US warns of rising risk of ‘accidental war’ in S China Sea
US has warned that a recent two-month maritime standoff between China and the Philippines has raised the accidental war risk in the South China Sea.
Washington: The Obama administration has warned that a recent two-month maritime standoff between China and the Philippines has raised the risk of accidental war in the South China Sea, and called for countries in the region to urgently agree on a code of conduct.
China has resisted such a code as it jostles for ownership of resource-rich seabeds claimed by six south-east Asian nations.
But the top Asia policy official in the White House has said that the standoff between Beijing and Manila ‘threatened to escalate’ and created ‘scenario of grave concern to all countries in the region,’ the Sydney Morning Herald reports.
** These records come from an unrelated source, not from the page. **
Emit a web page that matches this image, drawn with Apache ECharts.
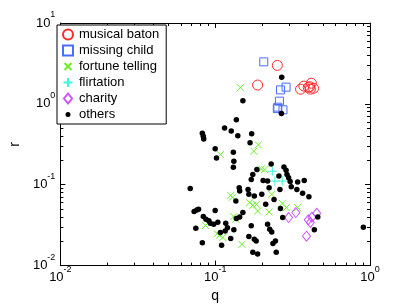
<!DOCTYPE html>
<html><head><meta charset="utf-8">
<script src="https://cdn.jsdelivr.net/npm/echarts@6/dist/echarts.min.js"></script>
<style>html,body{margin:0;padding:0;background:#fff}#c{width:409px;height:308px}</style>
</head><body><div id="c"></div><script>
// ---- data (q, r) ----
const musicalBatonQ = [0.252,0.188,0.356,0.374,0.399,0.418,0.412,0.432,0.408];
const musicalBatonR = [2.99,1.71,1.52,1.66,1.60,1.80,1.52,1.56,1.63];
const missingChildQ = [0.206,0.287,0.264,0.260,0.254,0.252,0.274];
const missingChildR = [3.31,1.61,1.49,1.08,0.910,0.875,0.844];
const fortuneTellingQ = [0.1455,0.190,0.178,0.108,0.199,0.209,0.126,0.129,0.132,0.136,0.0865,0.103,0.107,0.112,0.149,0.167,0.175,0.185,0.188,0.223,0.232,0.271,0.288,0.341];
const fortuneTellingR = [1.59,0.311,0.259,0.236,0.157,0.154,0.0738,0.0698,0.0404,0.0374,0.0313,0.0248,0.0238,0.0223,0.0183,0.0601,0.0556,0.0573,0.0473,0.0460,0.0760,0.0589,0.0521,0.0521];
const flirtationQ = [0.234,0.243,0.271];
const flirtationR = [0.147,0.111,0.111];
const charityQ = [0.298,0.332,0.399,0.412,0.421,0.453,0.389];
const charityR = [0.0393,0.0453,0.0369,0.0341,0.0396,0.0444,0.0231];
const othersQ = [0.269,0.151,0.268,0.137,0.115,0.127,0.140,0.172,0.168,0.100,
 0.131,0.0826,0.0838,0.0844,0.102,0.132,0.131,0.230,0.186,0.278,
 0.287,0.291,0.298,0.175,0.171,0.204,0.218,0.258,0.305,0.341,
 0.376,0.223,0.262,0.310,0.337,0.367,0.163,0.165,0.179,0.200,
 0.212,0.240,0.264,0.273,0.151,0.144,0.137,0.171,0.218,0.225,
 0.232,0.165,0.179,0.184,0.245,0.236,0.175,0.188,0.248,0.460,
 0.437,0.906,0.0690,0.0731,0.0761,0.0781,0.100,0.0838,0.0871,0.0910,
 0.0930,0.0979,0.104,0.117,0.120,0.132,0.0750,0.0826,0.110,0.116,
 0.126,0.108,0.143,0.144,0.136,0.403];
const othersR = [2.13,1.09,0.760,0.636,0.502,0.462,0.404,0.428,0.331,0.279,
 0.252,0.434,0.398,0.368,0.214,0.195,0.165,0.181,0.154,0.166,
 0.151,0.134,0.122,0.134,0.116,0.113,0.111,0.128,0.110,0.108,
 0.113,0.0918,0.0875,0.0945,0.0875,0.0782,0.0875,0.0760,0.0724,0.0760,
 0.0573,0.0659,0.0507,0.0393,0.0453,0.0400,0.0382,0.0310,0.0325,0.0282,
 0.0261,0.0229,0.0212,0.0202,0.0202,0.0188,0.0146,0.0139,0.0146,0.0400,
 0.0278,0.0297,0.0900,0.0466,0.0487,0.0497,0.0479,0.0404,0.0374,0.0359,
 0.0334,0.0325,0.0344,0.0334,0.0294,0.0277,0.0290,0.0192,0.0179,0.0267,
 0.0217,0.0257,0.0918,0.0834,0.0629,0.0712];
const seriesNames = ['musical baton','missing child','fortune telling','flirtation','charity','others'];
const xRange = [0.01, 1];
const yRange = [0.01, 10];
const xName = 'q', yName = 'r';

// ---- helpers ----
const zip = (a, b) => a.map((v, i) => [v, b[i]]);
function minorLog(lo, hi) {
  const out = [];
  for (let e = Math.round(Math.log10(lo)); e < Math.round(Math.log10(hi)); e++)
    for (let k = 2; k <= 9; k++) out.push(Math.log10(k) + e);
  return out;
}
const FONT = 'Liberation Sans';
// both tokens are 20px tall so they fill the line; "10" sits low, exponent high
const rich = {
  b: {fontSize: 13, fontFamily: FONT, color: '#000', lineHeight: 14, padding: [6, 0, 0, 0]},
  s: {fontSize: 9, fontFamily: FONT, color: '#000', lineHeight: 10, padding: [0, 0, 10, 0]}
};
const fmt = v => '{b|10}{s|' + Math.round(Math.log10(v)) + '}';
const lineStyle = {color: '#000', width: 1};

function majorAxis(pos, range, showLabel, extra) {
  const vertical = pos === 'left' || pos === 'right';
  return Object.assign({
    type: 'log', logBase: 10, min: range[0], max: range[1], position: pos,
    axisLine: {show: true, onZero: false, lineStyle},
    axisTick: {show: true, inside: true, length: 5, lineStyle},
    axisLabel: {show: showLabel, formatter: fmt, rich, margin: vertical ? 5 : 2,
      padding: vertical ? [0, 0, 6, 0] : 0,
      showMinLabel: true, showMaxLabel: true},
    splitLine: {show: false}, minorTick: {show: false}
  }, extra || {});
}
function minorAxis(pos, range) {
  return {
    type: 'value', min: Math.log10(range[0]), max: Math.log10(range[1]), position: pos,
    axisLine: {show: false, onZero: false},
    axisTick: {show: true, inside: true, length: 3, lineStyle, customValues: minorLog(range[0], range[1])},
    axisLabel: {show: false}, splitLine: {show: false}
  };
}

const xSym = 'path://M0,0M10,10M1.5,1.5L8.5,8.5M8.5,1.5L1.5,8.5';
const plusSym = 'path://M0,0M10,10M5,0.5L5,9.5M0.5,5L9.5,5';
const squareSym = 'path://M0,0L10,0L10,10L0,10Z';
const diamondSym = 'path://M4,0L8,5L4,10L0,5Z';
const dotIcon = 'path://M0,0M10,10M2.5,5a2.5,2.5 0 1,0 5,0a2.5,2.5 0 1,0 -5,0Z';

function hollow(color) {
  return {color: 'rgba(0,0,0,0)', borderColor: color, borderWidth: 1, opacity: 1};
}

const chart = echarts.init(document.getElementById('c'), null, {renderer: 'canvas'});
chart.setOption({
  animation: false,
  backgroundColor: '#fff',
  grid: {left: 53, right: 39, top: 23, bottom: 41, containLabel: false},
  legend: {
    orient: 'vertical', left: 57, top: 25,
    backgroundColor: '#fff', borderColor: '#000', borderWidth: 1,
    padding: [3, 7, 3, 5], itemGap: 3, itemWidth: 12, itemHeight: 10,
    textStyle: {fontSize: 13, fontFamily: FONT, color: '#000', lineHeight: 13},
    data: seriesNames.slice(0, 5).concat([{name: 'others', icon: dotIcon}]),
    selectedMode: false
  },
  xAxis: [
    majorAxis('bottom', xRange, true, {name: xName, nameLocation: 'middle', nameGap: 18,
      nameTextStyle: {fontSize: 14, fontFamily: FONT, color: '#000'}}),
    minorAxis('bottom', xRange),
    majorAxis('top', xRange, false),
    minorAxis('top', xRange)
  ],
  yAxis: [
    majorAxis('left', yRange, true, {name: yName, nameLocation: 'middle', nameGap: 33,
      nameTextStyle: {fontSize: 14, fontFamily: FONT, color: '#000'}}),
    minorAxis('left', yRange),
    majorAxis('right', yRange, false),
    minorAxis('right', yRange)
  ],
  series: [
    {name: seriesNames[0], type: 'scatter', symbol: 'circle', symbolSize: 10,
     itemStyle: hollow('#ff2b2b'), data: zip(musicalBatonQ, musicalBatonR)},
    {name: seriesNames[1], type: 'scatter', symbol: squareSym, symbolSize: 8,
     itemStyle: hollow('#4a6cff'), data: zip(missingChildQ, missingChildR)},
    {name: seriesNames[2], type: 'scatter', symbol: xSym, symbolSize: 10,
     itemStyle: hollow('#6bf02a'), data: zip(fortuneTellingQ, fortuneTellingR)},
    {name: seriesNames[3], type: 'scatter', symbol: plusSym, symbolSize: 10,
     itemStyle: hollow('#3ff5dc'), data: zip(flirtationQ, flirtationR)},
    {name: seriesNames[4], type: 'scatter', symbol: diamondSym, symbolSize: [8, 10],
     itemStyle: hollow('#cc55ff'), data: zip(charityQ, charityR)},
    {name: seriesNames[5], type: 'scatter', symbol: 'circle', symbolSize: 5.5,
     itemStyle: {color: '#000', opacity: 1}, data: zip(othersQ, othersR)}
  ].map(s => Object.assign(s, {xAxisIndex: 0, yAxisIndex: 0, silent: true}))
});
</script></body></html>
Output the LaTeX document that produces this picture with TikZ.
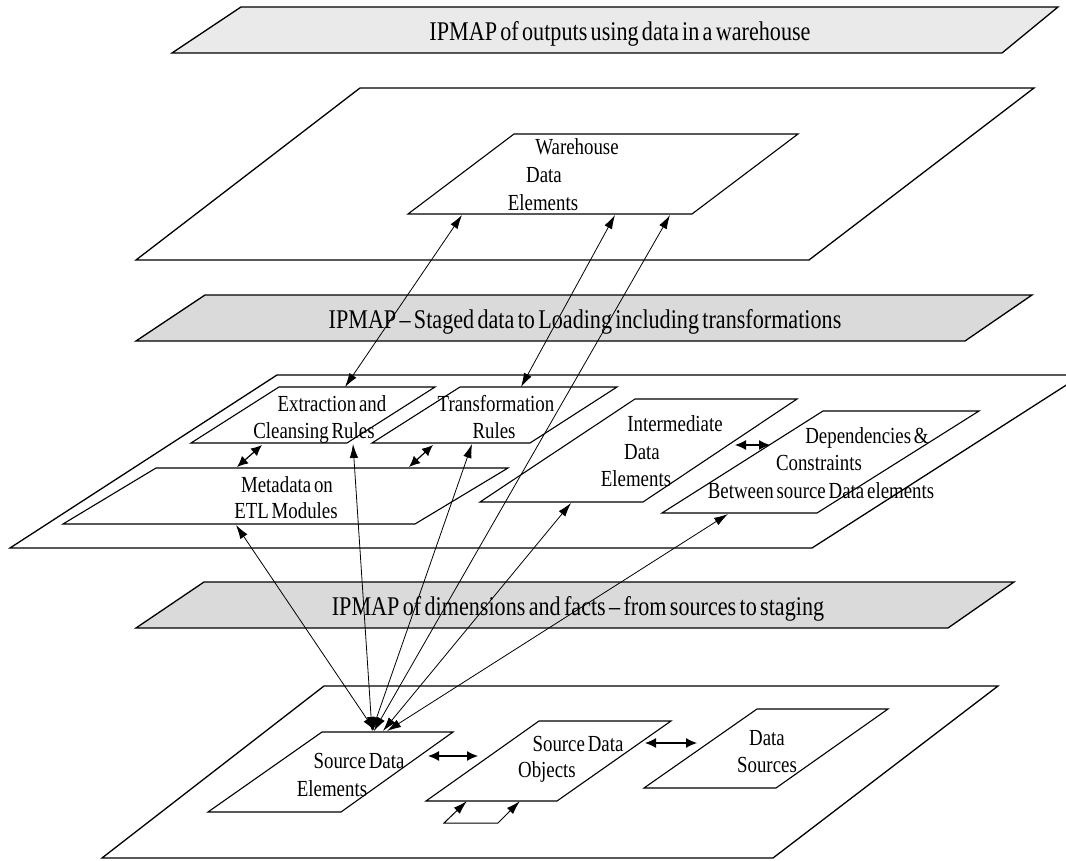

The paper quoted the National Security Council`s senior director for Asia, Danny Russell, as saying that ‘a code of conduct is a matter of commonsense.’
In a call implicitly aimed at China, Russell said ten years ago Beijing had agreed to negotiate such a code of conduct.
It has repeatedly said it will agree to discussions ‘when the time is ripe’, he added.
According to the paper, Russell pointed out that though the US and Australia would not be signatories to any code for countries bordering the South China Sea, they had a right as Pacific powers to ‘convey to the region the principles that are important to us’.
These included freedom of navigation and the peaceful settlement of disputes.
Meanwhile, China has accused the US of meddling in the region`s affairs by encouraging a code of conduct.
In response, the US Secretary of State, Hillary Clinton, said that ‘America is a resident Pacific power.’